As Protestants we’ve had a tortured relationship with the arts through history: theologically we hate them, but the will to express ourselves through them has proved irrepressible. So just as soon as Luther kicked out all the icons and paintings from our churches for fear that they were becoming an idolatrous distraction from God, church music started to become more and more complex. Plainchant was replaced by harmonies, then counterpoint, then full orchestration, then Hillsongs. Today, of course, a long and elaborate “worship” session (which has become equated with singing) is de rigeur; the worship leader is the new iconographer, with a little bit of rock star thrown in. If church art was idolatry, how much more has church music become. (This is not an original thought; I read it on someone’s blog but I forget where.)

But while there are clearly sections of the church which are staunchly anti-arts, I think we’re starting see elsewhere a realisation that we don’t have to hate the arts.
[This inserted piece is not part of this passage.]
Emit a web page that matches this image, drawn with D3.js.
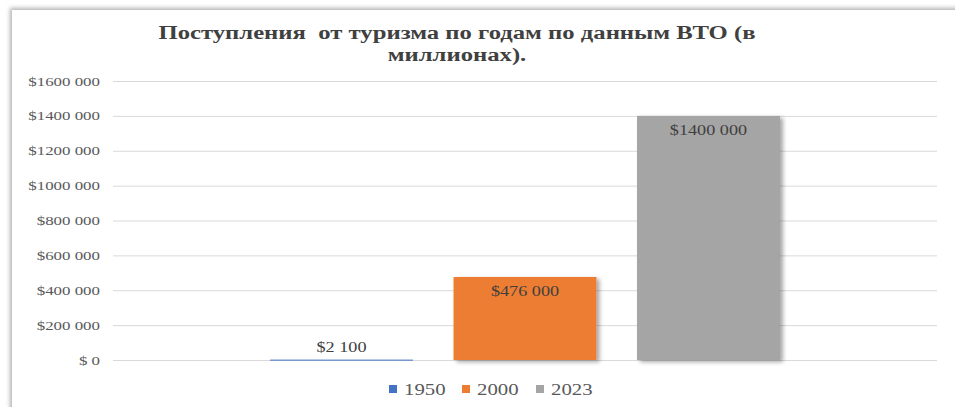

Music was a given. Christians in the Visual Arts started in 1979. Image, Ruminate, and of course, Greenbelt itself, testify to a resurgence in artistic expression amongst Christians - and equally to a wider acceptance of art in Christian circles.

What about mission, then?

Again, since we have been so music-centered for the past, oh, four hundred years, the use of the arts in mission has historically been restricted to music - and not much of that; the focus has been mainly on music for (congregational) church worship, rather than music as worship, much less music as outreach.

Traditionally heathen music was regarded as demonic, and so needed to replaced with good Christian (read “Western”) hymn tunes, such as the melodies that Wesley collected from the pubs and streets of his day. But recently the discipline of ethnodoxology has emerged to try to construct culturally appropriate worship music; my own mission has founded the Resonance team to do this as a short-term mission opportunity. That’s still mainly in the realm of congregational worship music, although they do do a bit of performance music as well.
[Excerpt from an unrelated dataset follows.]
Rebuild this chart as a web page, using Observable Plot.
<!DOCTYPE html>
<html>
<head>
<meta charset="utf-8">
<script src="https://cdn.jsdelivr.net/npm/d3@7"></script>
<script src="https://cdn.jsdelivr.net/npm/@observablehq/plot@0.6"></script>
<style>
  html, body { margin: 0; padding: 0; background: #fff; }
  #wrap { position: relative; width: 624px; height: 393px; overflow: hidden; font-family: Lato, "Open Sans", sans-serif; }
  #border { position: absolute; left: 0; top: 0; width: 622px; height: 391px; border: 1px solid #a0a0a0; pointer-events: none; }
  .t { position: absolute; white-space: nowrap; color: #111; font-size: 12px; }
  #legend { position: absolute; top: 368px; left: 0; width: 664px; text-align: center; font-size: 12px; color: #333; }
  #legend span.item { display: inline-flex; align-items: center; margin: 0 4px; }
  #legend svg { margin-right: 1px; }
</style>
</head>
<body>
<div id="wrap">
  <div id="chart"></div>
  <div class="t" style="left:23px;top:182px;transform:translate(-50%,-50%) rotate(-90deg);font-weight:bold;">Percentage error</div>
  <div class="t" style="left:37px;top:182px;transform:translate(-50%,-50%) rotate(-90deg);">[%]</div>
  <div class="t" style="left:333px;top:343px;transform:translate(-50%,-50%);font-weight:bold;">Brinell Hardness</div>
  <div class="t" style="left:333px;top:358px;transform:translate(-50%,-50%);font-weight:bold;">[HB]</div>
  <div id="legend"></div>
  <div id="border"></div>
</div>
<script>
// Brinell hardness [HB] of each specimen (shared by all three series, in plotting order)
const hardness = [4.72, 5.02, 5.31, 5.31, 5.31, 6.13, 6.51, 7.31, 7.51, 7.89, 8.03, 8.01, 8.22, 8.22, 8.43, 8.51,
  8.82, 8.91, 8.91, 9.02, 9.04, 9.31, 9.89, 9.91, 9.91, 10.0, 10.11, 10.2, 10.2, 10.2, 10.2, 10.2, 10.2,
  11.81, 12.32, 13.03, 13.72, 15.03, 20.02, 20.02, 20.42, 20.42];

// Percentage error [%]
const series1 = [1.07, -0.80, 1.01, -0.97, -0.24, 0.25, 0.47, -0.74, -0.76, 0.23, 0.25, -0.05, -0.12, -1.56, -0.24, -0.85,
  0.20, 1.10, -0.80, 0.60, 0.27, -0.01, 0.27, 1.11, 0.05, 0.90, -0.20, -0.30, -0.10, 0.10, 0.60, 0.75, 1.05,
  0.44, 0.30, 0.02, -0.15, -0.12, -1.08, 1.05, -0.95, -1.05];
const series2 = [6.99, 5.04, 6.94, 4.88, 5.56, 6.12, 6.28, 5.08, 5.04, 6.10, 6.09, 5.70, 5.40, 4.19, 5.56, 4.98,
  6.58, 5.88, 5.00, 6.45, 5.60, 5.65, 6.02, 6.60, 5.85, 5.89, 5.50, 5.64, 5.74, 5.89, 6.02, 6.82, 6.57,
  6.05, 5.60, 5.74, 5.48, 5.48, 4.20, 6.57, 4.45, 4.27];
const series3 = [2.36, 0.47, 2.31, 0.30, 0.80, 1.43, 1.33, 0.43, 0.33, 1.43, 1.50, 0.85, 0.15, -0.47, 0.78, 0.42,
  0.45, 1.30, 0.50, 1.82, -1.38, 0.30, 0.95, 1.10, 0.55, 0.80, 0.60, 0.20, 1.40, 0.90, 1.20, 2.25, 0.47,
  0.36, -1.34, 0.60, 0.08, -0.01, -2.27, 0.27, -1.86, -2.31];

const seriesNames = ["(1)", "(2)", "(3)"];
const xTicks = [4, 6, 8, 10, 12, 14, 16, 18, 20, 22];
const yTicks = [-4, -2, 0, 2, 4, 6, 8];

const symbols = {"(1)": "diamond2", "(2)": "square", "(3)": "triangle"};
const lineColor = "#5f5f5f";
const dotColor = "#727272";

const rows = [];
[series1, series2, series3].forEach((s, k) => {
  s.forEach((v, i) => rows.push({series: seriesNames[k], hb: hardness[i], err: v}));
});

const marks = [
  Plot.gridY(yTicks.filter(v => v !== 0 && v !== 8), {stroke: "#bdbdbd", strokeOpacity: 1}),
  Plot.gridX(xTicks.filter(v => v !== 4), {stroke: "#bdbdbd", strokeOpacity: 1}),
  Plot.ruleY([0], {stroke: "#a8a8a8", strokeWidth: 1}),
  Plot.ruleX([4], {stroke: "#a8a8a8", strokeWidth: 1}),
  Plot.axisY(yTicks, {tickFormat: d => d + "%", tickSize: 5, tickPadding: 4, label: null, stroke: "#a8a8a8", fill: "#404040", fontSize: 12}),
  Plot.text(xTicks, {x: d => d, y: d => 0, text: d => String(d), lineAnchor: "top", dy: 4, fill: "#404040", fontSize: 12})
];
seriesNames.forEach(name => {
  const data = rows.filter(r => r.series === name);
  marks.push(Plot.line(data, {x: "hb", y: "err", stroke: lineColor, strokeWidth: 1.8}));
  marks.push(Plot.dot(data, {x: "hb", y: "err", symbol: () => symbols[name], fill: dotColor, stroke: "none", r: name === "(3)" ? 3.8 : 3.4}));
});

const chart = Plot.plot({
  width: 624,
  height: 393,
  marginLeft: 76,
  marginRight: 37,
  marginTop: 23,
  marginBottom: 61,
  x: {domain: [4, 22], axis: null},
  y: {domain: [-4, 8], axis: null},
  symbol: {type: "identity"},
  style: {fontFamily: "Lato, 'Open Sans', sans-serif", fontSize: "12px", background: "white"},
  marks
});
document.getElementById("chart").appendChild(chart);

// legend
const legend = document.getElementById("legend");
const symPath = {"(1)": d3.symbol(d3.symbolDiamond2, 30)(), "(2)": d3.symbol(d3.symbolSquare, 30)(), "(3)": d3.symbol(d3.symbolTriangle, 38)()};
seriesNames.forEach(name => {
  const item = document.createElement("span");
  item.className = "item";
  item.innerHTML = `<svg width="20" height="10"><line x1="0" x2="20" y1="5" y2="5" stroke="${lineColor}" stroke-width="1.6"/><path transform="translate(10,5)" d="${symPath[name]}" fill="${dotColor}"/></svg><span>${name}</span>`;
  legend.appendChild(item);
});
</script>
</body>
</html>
It’s a start, but I think we need to be thinking about the next stage: ways of getting our message across which are culturally appropriate, through artistic media. I think filmmaking is going to be a big thing for mission quite soon. From my context in Japan, Jitensha is an excellent example of this. (And that makes an important point - I’m not proposing anything revolutionary and there are people doing this already, but it’s still seen as niche; but I do think that this form of mission, like the other arts expressions I highlighted, will become progressively more mainstream.)

What does this mean? For starters it means that we will be need more missionaries with creative skills; that’s a challenge. But the flip side of that challenge is a wonderful opportunity: missionaries who do have creative skills will be encouraged to use them, and not turned into drab sermon machines.

I’d like to start thinking of some of the other ways that mission can engage with the arts; I do think that this is a missing area at the moment, and I do think it’s going to change.